Nothing outside the lines from the one containing "What matplotlib code" through the one containing "from matplotlib.ticker import FixedLocator" should be copied, and no pictures either. Copy those lines exactly.
◇ ◇ ◇ ◇ ◇
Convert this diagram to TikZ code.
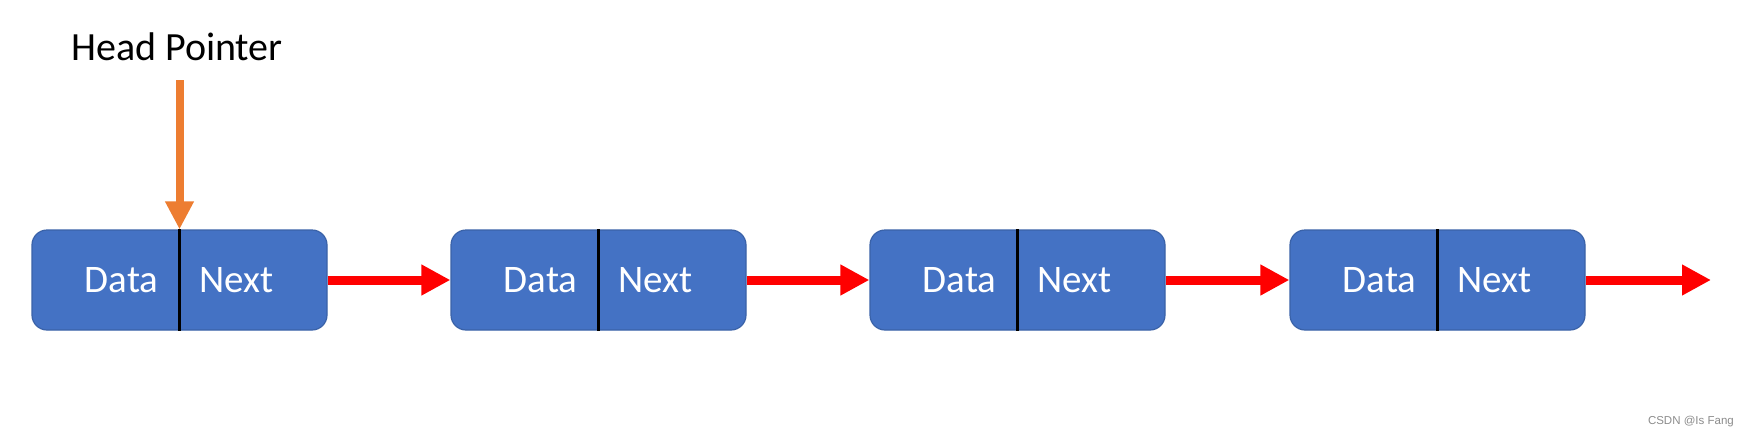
\documentclass[tikz,border=0pt]{standalone}
\usepackage{fontspec}
\setmainfont{Carlito}
\newfontfamily\wmfont{Liberation Sans}
\usetikzlibrary{arrows.meta}
\definecolor{boxblue}{HTML}{4472C4}
\definecolor{boxedge}{HTML}{3A62A8}
\definecolor{headorange}{HTML}{ED7D31}
\definecolor{linkred}{HTML}{FF0000}
\begin{document}
\begin{tikzpicture}[x=1pt,y=-1pt,
  listnode/.style={draw=boxedge, line width=1.2pt, fill=boxblue, rounded corners=15pt,
    minimum width=295pt, minimum height=100pt, inner sep=0pt},
  divider/.style={draw=black, line width=3pt},
  celltext/.style={text=white, inner sep=0pt, font=\fontsize{39}{44}\selectfont},
  link/.style={draw=linkred, line width=9pt, -{Triangle[length=29pt,width=29pt]}},
  headarrow/.style={draw=headorange, line width=8pt, -{Triangle[length=28pt,width=27pt]}},
  headlabel/.style={inner sep=0pt, font=\fontsize{40}{46}\selectfont},
  watermark/.style={inner sep=0pt, text=black!45, font=\wmfont\fontsize{11.5}{13}\selectfont}
]
\useasboundingbox[fill=white] (0,0) rectangle (1750,439);
\foreach \i/\x in {1/179.5, 2/598.5, 3/1017.5, 4/1437.5} {
  \node[listnode] (n\i) at (\x,280) {};
  \draw[divider] (n\i.north) -- (n\i.south);
  \node[celltext, anchor=east] (d\i) at ([xshift=-21pt]n\i.center) {Data};
  \node[celltext, anchor=west] (x\i) at ([xshift=20pt]n\i.center) {Next};
}
\draw[link] (n1.east) -- (n2.west);
\draw[link] (n2.east) -- (n3.west);
\draw[link] (n3.east) -- (n4.west);
\coordinate (tail) at (1711,280);
\draw[link] (n4.east) -- (tail);
\node[headlabel, anchor=base] (hl) at (177,60) {Head Pointer};
\coordinate (hptop) at (179.5,80);
\draw[headarrow] (hptop) -- (n1.north);
\node[watermark, anchor=east] (wm) at (1734,422) {CSDN @Is Fang};
\end{tikzpicture}
\end{document}
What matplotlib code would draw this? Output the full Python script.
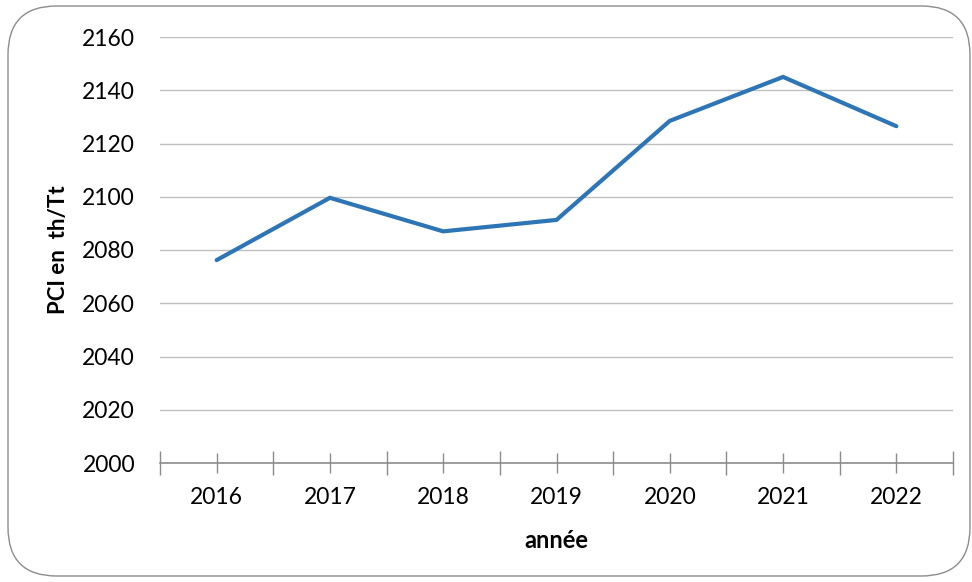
import matplotlib
matplotlib.use("Agg")
import matplotlib.pyplot as plt
from matplotlib.patches import FancyBboxPatch
from matplotlib.ticker import FixedLocator

years = ["2016", "2017", "2018", "2019", "2020", "2021", "2022"]
pci = [2076.2, 2099.6, 2087.0, 2091.3, 2128.5, 2145.0, 2126.5]
yticks = [2000, 2020, 2040, 2060, 2080, 2100, 2120, 2140, 2160]

plt.rcParams['font.family'] = ['Lato', 'DejaVu Sans']

fig = plt.figure(figsize=(9.72, 5.82), dpi=100)
ax = fig.add_axes([160/972, 1-463/582, (953-160)/972, (463-37)/582])

x = list(range(len(years)))
ax.plot(x, pci, color='#2E75B6', lw=3.0, solid_capstyle='round', solid_joinstyle='miter', zorder=3)

ax.set_xlim(-0.5, len(years)-0.5)
ax.set_ylim(2000, 2160)
ax.set_yticks(yticks)
ax.set_yticklabels([str(v) for v in yticks], fontsize=16.5)
ax.yaxis.grid(True, color='#BFBFBF', lw=1.0)
ax.set_axisbelow(True)
ax.tick_params(axis='y', length=0, pad=18)

ax.xaxis.set_major_locator(FixedLocator([i - 0.5 for i in range(len(years)+1)]))
ax.xaxis.set_minor_locator(FixedLocator(x))
ax.set_xticklabels([])
ax.set_xticks(x, minor=True)
ax.set_xticklabels(years, minor=True, fontsize=16.5)
ax.tick_params(axis='x', which='major', direction='inout', length=17, color='#8C8C8C', width=1)
ax.tick_params(axis='x', which='minor', direction='inout', length=14, color='#8C8C8C', width=1, pad=10)

for s in ['top', 'right', 'left']:
    ax.spines[s].set_visible(False)
ax.spines['bottom'].set_color('#8C8C8C')
ax.spines['bottom'].set_linewidth(1.2)

fig.text(556/972, 1-540/582, 'année', fontsize=17, fontweight='bold', ha='center', va='center')
fig.text(58/972, 1-250/582, 'PCI en  th/Tt', rotation=90, fontsize=16, fontweight='bold',
         ha='center', va='center')

border = FancyBboxPatch((8/972, 6/582), 962/972, 570/582,
                        boxstyle='round,pad=0,rounding_size=0.05',
                        transform=fig.transFigure, fill=False, edgecolor='#8C8C8C', lw=1.0,
                        mutation_aspect=972/582)
fig.patches.append(border)

fig.savefig('out.png', dpi=100)
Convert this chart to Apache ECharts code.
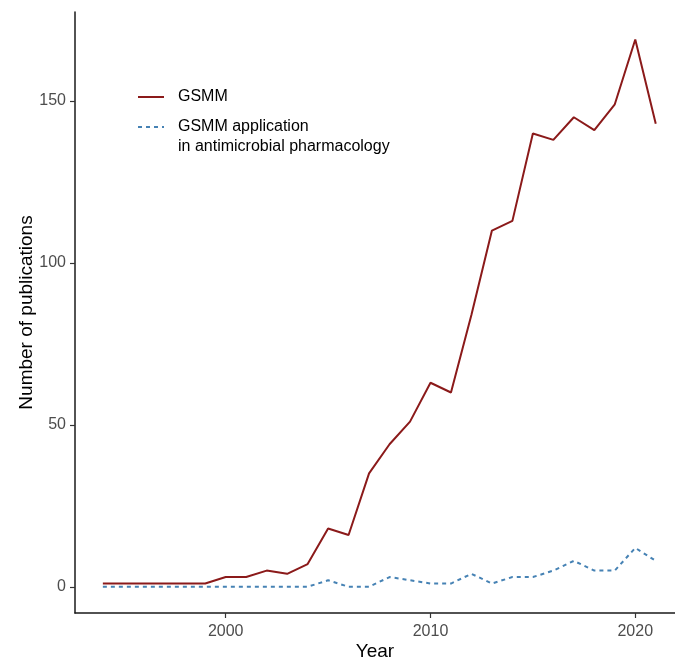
<!DOCTYPE html>
<html>
<head>
<meta charset="utf-8">
<script src="https://cdn.jsdelivr.net/npm/echarts@6/dist/echarts.min.js"></script>
<style>
  html, body { margin: 0; padding: 0; background: #fff; }
  #chart { width: 675px; height: 659px; }
</style>
</head>
<body>
<div id="chart"></div>
<script>
var years = [1994, 1995, 1996, 1997, 1998, 1999, 2000, 2001, 2002, 2003, 2004, 2005, 2006, 2007,
    2008, 2009, 2010, 2011, 2012, 2013, 2014, 2015, 2016, 2017, 2018, 2019, 2020, 2021];
var gsmm = [1, 1, 1, 1, 1, 1, 3, 3, 5, 4, 7, 18, 16, 35,
    44, 51, 63, 60, 84, 110, 113, 140, 138, 145, 141, 149, 169, 143];
var application = [0, 0, 0, 0, 0, 0, 0, 0, 0, 0, 0, 2, 0, 0,
    3, 2, 1, 1, 4, 1, 3, 3, 5, 8, 5, 5, 12, 8];
var xTicks = [2000, 2010, 2020];
var yTicks = [0, 50, 100, 150];

var nameGsmm = 'GSMM';
var nameApp = 'GSMM application\nin antimicrobial pharmacology';

function pairs(values) {
    var out = [];
    for (var i = 0; i < years.length; i++) {
        out.push([years[i], values[i]]);
    }
    return out;
}

// legend label: every line gets a left pad so the text sits away from the key
function legendLabel(name) {
    var lines = name.split('\n');
    var out = lines.map(function (l) { return '{t|' + l + '}'; }).join('\n');
    // extra empty first line keeps the key level with the first text line
    if (lines.length > 1) {
        out = '{t|}\n' + out;
    }
    return out;
}

var font = 'Liberation Sans, Arial, sans-serif';
var legendText = {
    fontFamily: font, fontSize: 16, color: '#000', lineHeight: 20,
    rich: { t: { fontFamily: font, fontSize: 16, color: '#000', lineHeight: 20, padding: [0, 0, 0, 9] } }
};

var myChart = echarts.init(document.getElementById('chart'));
myChart.setOption({
    animation: false,
    textStyle: { fontFamily: font },
    grid: { left: 75, right: 0, top: 12, bottom: 46, containLabel: false, outerBoundsMode: 'none' },
    legend: [
        {
            orient: 'vertical',
            left: 137,
            top: 87,
            padding: 0,
            itemWidth: 26,
            itemHeight: 14,
            itemStyle: { opacity: 0 },
            formatter: legendLabel,
            textStyle: legendText,
            data: [nameGsmm]
        },
        {
            orient: 'vertical',
            left: 137,
            top: 97,
            padding: 0,
            itemWidth: 26,
            itemHeight: 14,
            itemStyle: { opacity: 0 },
            formatter: legendLabel,
            textStyle: legendText,
            data: [nameApp]
        }
    ],
    xAxis: {
        type: 'value',
        min: 1992.64,
        max: 2021.94,
        name: 'Year',
        nameLocation: 'middle',
        nameGap: 29,
        nameMoveOverlap: false,
        nameTextStyle: { fontSize: 19, color: '#000' },
        splitLine: { show: false },
        axisLine: { show: true, onZero: false, lineStyle: { color: '#1a1a1a', width: 1.5 } },
        axisTick: { show: true, length: 5, customValues: xTicks, lineStyle: { color: '#333', width: 1.2 } },
        axisLabel: {
            customValues: xTicks, fontSize: 16, color: '#4d4d4d', margin: 11,
            formatter: function (v) { return String(v); }
        }
    },
    yAxis: {
        type: 'value',
        min: -8.1,
        max: 177.5,
        name: 'Number of publications',
        nameLocation: 'middle',
        nameGap: 39,
        nameMoveOverlap: false,
        nameTextStyle: { fontSize: 19, color: '#000' },
        splitLine: { show: false },
        axisLine: { show: true, onZero: false, lineStyle: { color: '#1a1a1a', width: 1.5 } },
        axisTick: { show: true, length: 5, customValues: yTicks, lineStyle: { color: '#333', width: 1.2 } },
        axisLabel: { customValues: yTicks, fontSize: 16, color: '#4d4d4d', margin: 9 }
    },
    series: [
        {
            name: nameGsmm,
            type: 'line',
            data: pairs(gsmm),
            showSymbol: false,
            symbol: 'none',
            itemStyle: { color: '#8b1a1a' },
            lineStyle: { color: '#8b1a1a', width: 2 }
        },
        {
            name: nameApp,
            type: 'line',
            data: pairs(application),
            showSymbol: false,
            symbol: 'none',
            itemStyle: { color: '#4682b4' },
            lineStyle: { color: '#4682b4', width: 2, type: [4, 4] }
        }
    ]
});
</script>
</body>
</html>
◇ ◇ ◇ ◇ ◇
__ANSWER TO THIS PROBLEM__
What matplotlib code would draw this? Output the full Python script.
import matplotlib
matplotlib.use("Agg")
import matplotlib.pyplot as plt
from matplotlib.patches import FancyBboxPatch
from matplotlib.ticker import FixedLocator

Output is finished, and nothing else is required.